BEGIN DATASET EXCERPT

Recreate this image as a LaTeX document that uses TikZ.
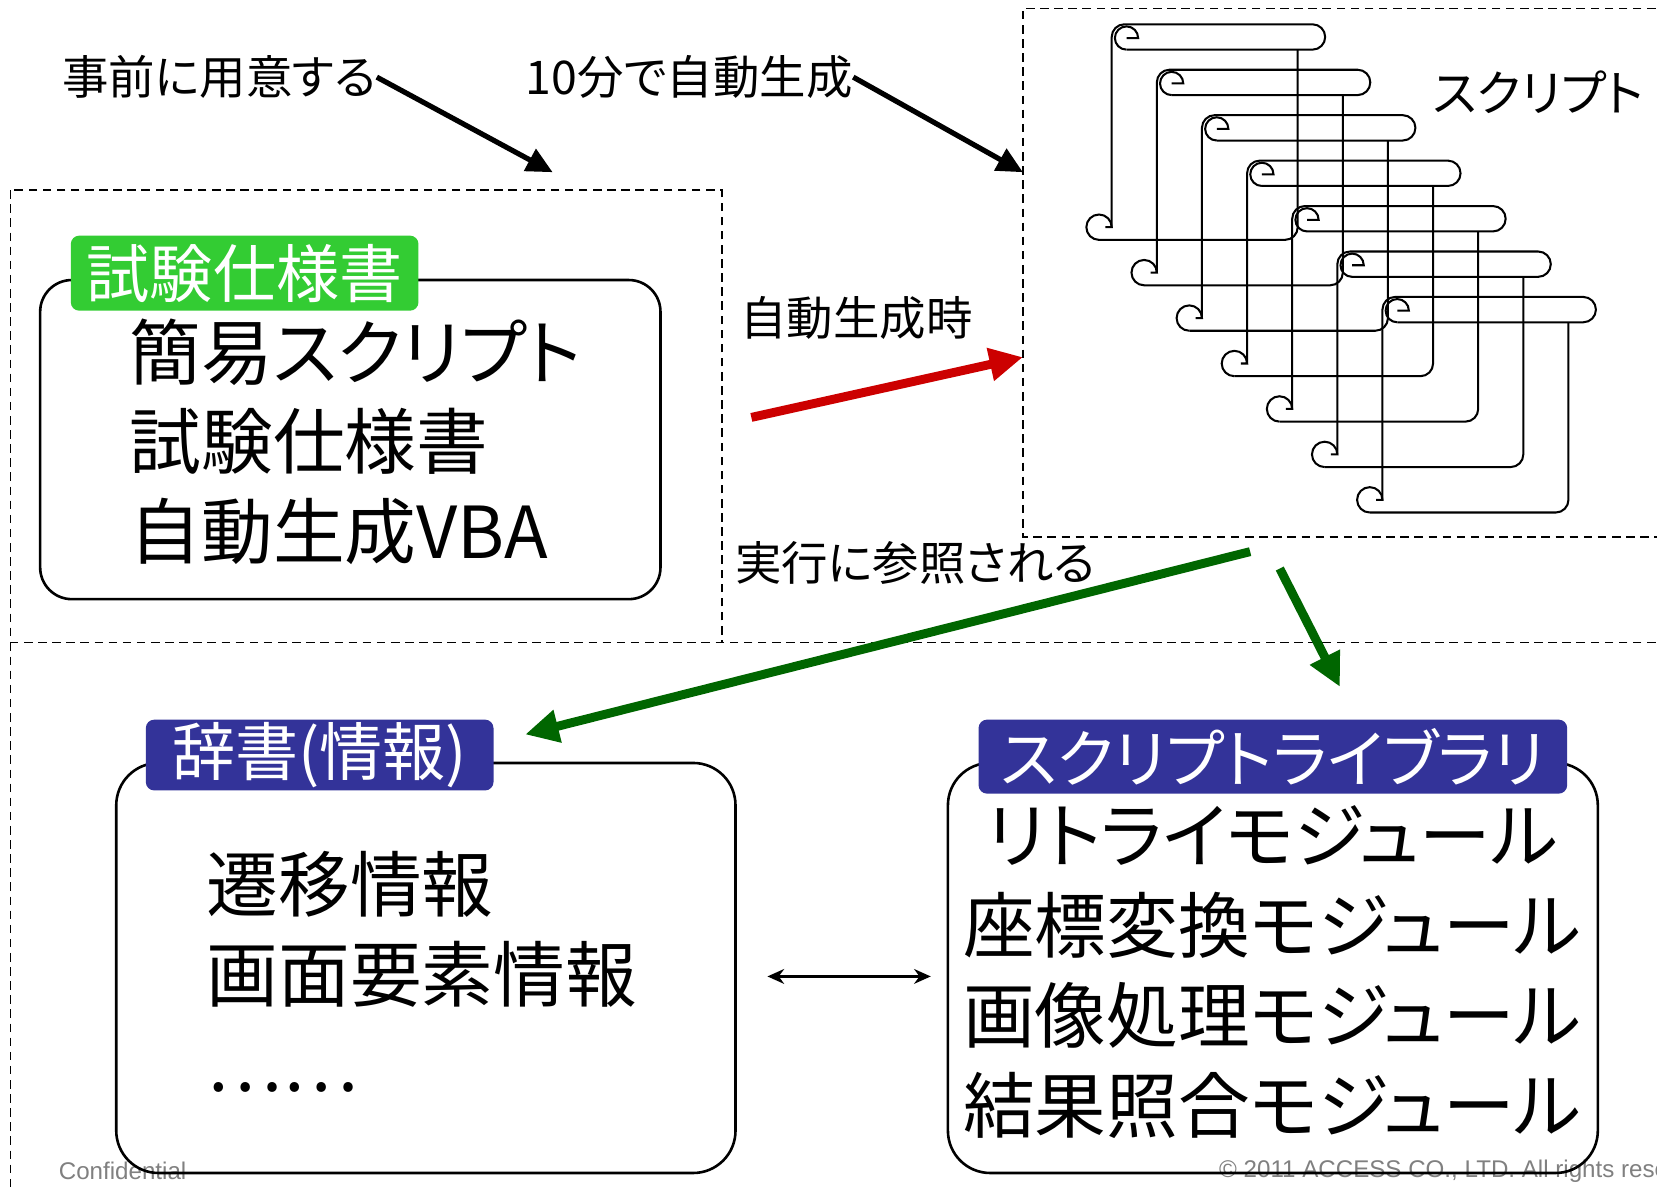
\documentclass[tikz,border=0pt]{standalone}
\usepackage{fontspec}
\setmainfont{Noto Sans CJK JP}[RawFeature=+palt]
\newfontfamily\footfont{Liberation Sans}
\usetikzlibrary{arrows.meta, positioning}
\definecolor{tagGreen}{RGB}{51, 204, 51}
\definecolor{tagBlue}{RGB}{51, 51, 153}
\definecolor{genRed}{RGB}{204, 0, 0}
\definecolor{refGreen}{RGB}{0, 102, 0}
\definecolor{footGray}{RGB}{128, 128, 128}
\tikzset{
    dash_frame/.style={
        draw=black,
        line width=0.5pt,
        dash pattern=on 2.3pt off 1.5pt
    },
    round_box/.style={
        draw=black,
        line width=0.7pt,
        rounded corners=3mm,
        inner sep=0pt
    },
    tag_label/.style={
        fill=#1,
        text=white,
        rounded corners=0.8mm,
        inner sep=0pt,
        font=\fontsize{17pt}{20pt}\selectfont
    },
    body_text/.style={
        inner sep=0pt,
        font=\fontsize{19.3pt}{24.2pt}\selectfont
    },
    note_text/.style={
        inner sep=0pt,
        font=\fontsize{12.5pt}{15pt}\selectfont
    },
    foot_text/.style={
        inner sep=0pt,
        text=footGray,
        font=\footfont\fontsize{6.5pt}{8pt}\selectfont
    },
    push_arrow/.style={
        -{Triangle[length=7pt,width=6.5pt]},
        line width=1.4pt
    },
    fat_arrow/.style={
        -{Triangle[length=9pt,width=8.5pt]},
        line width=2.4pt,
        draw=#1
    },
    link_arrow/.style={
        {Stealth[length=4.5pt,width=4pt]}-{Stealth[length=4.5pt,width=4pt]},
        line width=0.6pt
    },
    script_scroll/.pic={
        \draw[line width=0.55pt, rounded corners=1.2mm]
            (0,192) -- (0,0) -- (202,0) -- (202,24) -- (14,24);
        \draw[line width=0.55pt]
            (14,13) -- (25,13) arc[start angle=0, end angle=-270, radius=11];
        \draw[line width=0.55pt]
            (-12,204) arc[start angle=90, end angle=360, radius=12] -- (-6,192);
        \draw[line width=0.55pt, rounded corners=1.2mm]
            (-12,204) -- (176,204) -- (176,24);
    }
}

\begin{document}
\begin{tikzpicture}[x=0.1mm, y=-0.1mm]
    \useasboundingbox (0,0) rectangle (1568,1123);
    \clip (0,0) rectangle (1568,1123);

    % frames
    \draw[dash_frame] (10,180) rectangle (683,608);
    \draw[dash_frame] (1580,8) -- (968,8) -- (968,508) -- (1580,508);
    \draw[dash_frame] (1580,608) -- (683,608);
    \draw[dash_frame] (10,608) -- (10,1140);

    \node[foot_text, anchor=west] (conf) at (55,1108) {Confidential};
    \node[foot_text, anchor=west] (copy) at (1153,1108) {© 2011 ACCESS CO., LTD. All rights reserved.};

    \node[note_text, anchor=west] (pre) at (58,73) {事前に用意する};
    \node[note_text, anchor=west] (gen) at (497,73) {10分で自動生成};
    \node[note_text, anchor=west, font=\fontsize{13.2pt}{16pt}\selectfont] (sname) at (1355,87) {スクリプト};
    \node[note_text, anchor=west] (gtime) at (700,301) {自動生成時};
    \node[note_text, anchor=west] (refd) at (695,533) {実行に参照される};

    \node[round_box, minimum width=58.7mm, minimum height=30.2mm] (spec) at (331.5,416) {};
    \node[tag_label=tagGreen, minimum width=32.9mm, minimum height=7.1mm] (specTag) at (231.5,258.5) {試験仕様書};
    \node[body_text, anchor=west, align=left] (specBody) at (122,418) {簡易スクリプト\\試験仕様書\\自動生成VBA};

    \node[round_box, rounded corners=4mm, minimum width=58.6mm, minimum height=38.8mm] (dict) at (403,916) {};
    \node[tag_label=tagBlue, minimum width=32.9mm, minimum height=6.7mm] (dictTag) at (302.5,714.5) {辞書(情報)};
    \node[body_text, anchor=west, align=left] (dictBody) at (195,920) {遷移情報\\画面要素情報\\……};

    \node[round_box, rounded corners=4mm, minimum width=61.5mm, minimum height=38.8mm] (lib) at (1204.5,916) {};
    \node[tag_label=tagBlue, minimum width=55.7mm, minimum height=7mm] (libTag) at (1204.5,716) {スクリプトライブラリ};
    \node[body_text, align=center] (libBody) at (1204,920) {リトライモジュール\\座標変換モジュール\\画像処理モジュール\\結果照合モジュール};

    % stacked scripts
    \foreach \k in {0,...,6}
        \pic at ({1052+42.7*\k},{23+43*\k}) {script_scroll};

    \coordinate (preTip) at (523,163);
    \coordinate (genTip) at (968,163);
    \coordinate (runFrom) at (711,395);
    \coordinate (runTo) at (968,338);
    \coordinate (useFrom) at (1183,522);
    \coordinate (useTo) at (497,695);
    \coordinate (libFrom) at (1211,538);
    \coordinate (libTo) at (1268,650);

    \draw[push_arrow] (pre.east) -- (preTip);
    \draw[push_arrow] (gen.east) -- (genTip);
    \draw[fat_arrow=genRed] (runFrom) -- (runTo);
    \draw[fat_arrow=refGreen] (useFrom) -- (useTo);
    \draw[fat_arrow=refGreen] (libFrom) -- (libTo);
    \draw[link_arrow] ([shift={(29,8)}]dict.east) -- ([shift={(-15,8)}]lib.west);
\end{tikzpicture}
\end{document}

END DATASET EXCERPT

# [INSTRUCTION]
What is needed is an exact reproduction of the data, pictures excluded.

# [FINAL RESULT]
Recreate this image as a LaTeX document that uses TikZ.
\documentclass[tikz,border=0pt]{standalone}
\usepackage{fontspec}
\setmainfont{Noto Sans CJK JP}[RawFeature=+palt]
\newfontfamily\footfont{Liberation Sans}
\usetikzlibrary{arrows.meta, positioning}
\definecolor{tagGreen}{RGB}{51, 204, 51}
\definecolor{tagBlue}{RGB}{51, 51, 153}
\definecolor{genRed}{RGB}{204, 0, 0}
\definecolor{refGreen}{RGB}{0, 102, 0}
\definecolor{footGray}{RGB}{128, 128, 128}
\tikzset{
    dash_frame/.style={
        draw=black,
        line width=0.5pt,
        dash pattern=on 2.3pt off 1.5pt
    },
    round_box/.style={
        draw=black,
        line width=0.7pt,
        rounded corners=3mm,
        inner sep=0pt
    },
    tag_label/.style={
        fill=#1,
        text=white,
        rounded corners=0.8mm,
        inner sep=0pt,
        font=\fontsize{17pt}{20pt}\selectfont
    },
    body_text/.style={
        inner sep=0pt,
        font=\fontsize{19.3pt}{24.2pt}\selectfont
    },
    note_text/.style={
        inner sep=0pt,
        font=\fontsize{12.5pt}{15pt}\selectfont
    },
    foot_text/.style={
        inner sep=0pt,
        text=footGray,
        font=\footfont\fontsize{6.5pt}{8pt}\selectfont
    },
    push_arrow/.style={
        -{Triangle[length=7pt,width=6.5pt]},
        line width=1.4pt
    },
    fat_arrow/.style={
        -{Triangle[length=9pt,width=8.5pt]},
        line width=2.4pt,
        draw=#1
    },
    link_arrow/.style={
        {Stealth[length=4.5pt,width=4pt]}-{Stealth[length=4.5pt,width=4pt]},
        line width=0.6pt
    },
    script_scroll/.pic={
        \draw[line width=0.55pt, rounded corners=1.2mm]
            (0,192) -- (0,0) -- (202,0) -- (202,24) -- (14,24);
        \draw[line width=0.55pt]
            (14,13) -- (25,13) arc[start angle=0, end angle=-270, radius=11];
        \draw[line width=0.55pt]
            (-12,204) arc[start angle=90, end angle=360, radius=12] -- (-6,192);
        \draw[line width=0.55pt, rounded corners=1.2mm]
            (-12,204) -- (176,204) -- (176,24);
    }
}

\begin{document}
\begin{tikzpicture}[x=0.1mm, y=-0.1mm]
    \useasboundingbox (0,0) rectangle (1568,1123);
    \clip (0,0) rectangle (1568,1123);

    % frames
    \draw[dash_frame] (10,180) rectangle (683,608);
    \draw[dash_frame] (1580,8) -- (968,8) -- (968,508) -- (1580,508);
    \draw[dash_frame] (1580,608) -- (683,608);
    \draw[dash_frame] (10,608) -- (10,1140);

    \node[foot_text, anchor=west] (conf) at (55,1108) {Confidential};
    \node[foot_text, anchor=west] (copy) at (1153,1108) {© 2011 ACCESS CO., LTD. All rights reserved.};

    \node[note_text, anchor=west] (pre) at (58,73) {事前に用意する};
    \node[note_text, anchor=west] (gen) at (497,73) {10分で自動生成};
    \node[note_text, anchor=west, font=\fontsize{13.2pt}{16pt}\selectfont] (sname) at (1355,87) {スクリプト};
    \node[note_text, anchor=west] (gtime) at (700,301) {自動生成時};
    \node[note_text, anchor=west] (refd) at (695,533) {実行に参照される};

    \node[round_box, minimum width=58.7mm, minimum height=30.2mm] (spec) at (331.5,416) {};
    \node[tag_label=tagGreen, minimum width=32.9mm, minimum height=7.1mm] (specTag) at (231.5,258.5) {試験仕様書};
    \node[body_text, anchor=west, align=left] (specBody) at (122,418) {簡易スクリプト\\試験仕様書\\自動生成VBA};

    \node[round_box, rounded corners=4mm, minimum width=58.6mm, minimum height=38.8mm] (dict) at (403,916) {};
    \node[tag_label=tagBlue, minimum width=32.9mm, minimum height=6.7mm] (dictTag) at (302.5,714.5) {辞書(情報)};
    \node[body_text, anchor=west, align=left] (dictBody) at (195,920) {遷移情報\\画面要素情報\\……};

    \node[round_box, rounded corners=4mm, minimum width=61.5mm, minimum height=38.8mm] (lib) at (1204.5,916) {};
    \node[tag_label=tagBlue, minimum width=55.7mm, minimum height=7mm] (libTag) at (1204.5,716) {スクリプトライブラリ};
    \node[body_text, align=center] (libBody) at (1204,920) {リトライモジュール\\座標変換モジュール\\画像処理モジュール\\結果照合モジュール};

    % stacked scripts
    \foreach \k in {0,...,6}
        \pic at ({1052+42.7*\k},{23+43*\k}) {script_scroll};

    \coordinate (preTip) at (523,163);
    \coordinate (genTip) at (968,163);
    \coordinate (runFrom) at (711,395);
    \coordinate (runTo) at (968,338);
    \coordinate (useFrom) at (1183,522);
    \coordinate (useTo) at (497,695);
    \coordinate (libFrom) at (1211,538);
    \coordinate (libTo) at (1268,650);

    \draw[push_arrow] (pre.east) -- (preTip);
    \draw[push_arrow] (gen.east) -- (genTip);
    \draw[fat_arrow=genRed] (runFrom) -- (runTo);
    \draw[fat_arrow=refGreen] (useFrom) -- (useTo);
    \draw[fat_arrow=refGreen] (libFrom) -- (libTo);
    \draw[link_arrow] ([shift={(29,8)}]dict.east) -- ([shift={(-15,8)}]lib.west);
\end{tikzpicture}
\end{document}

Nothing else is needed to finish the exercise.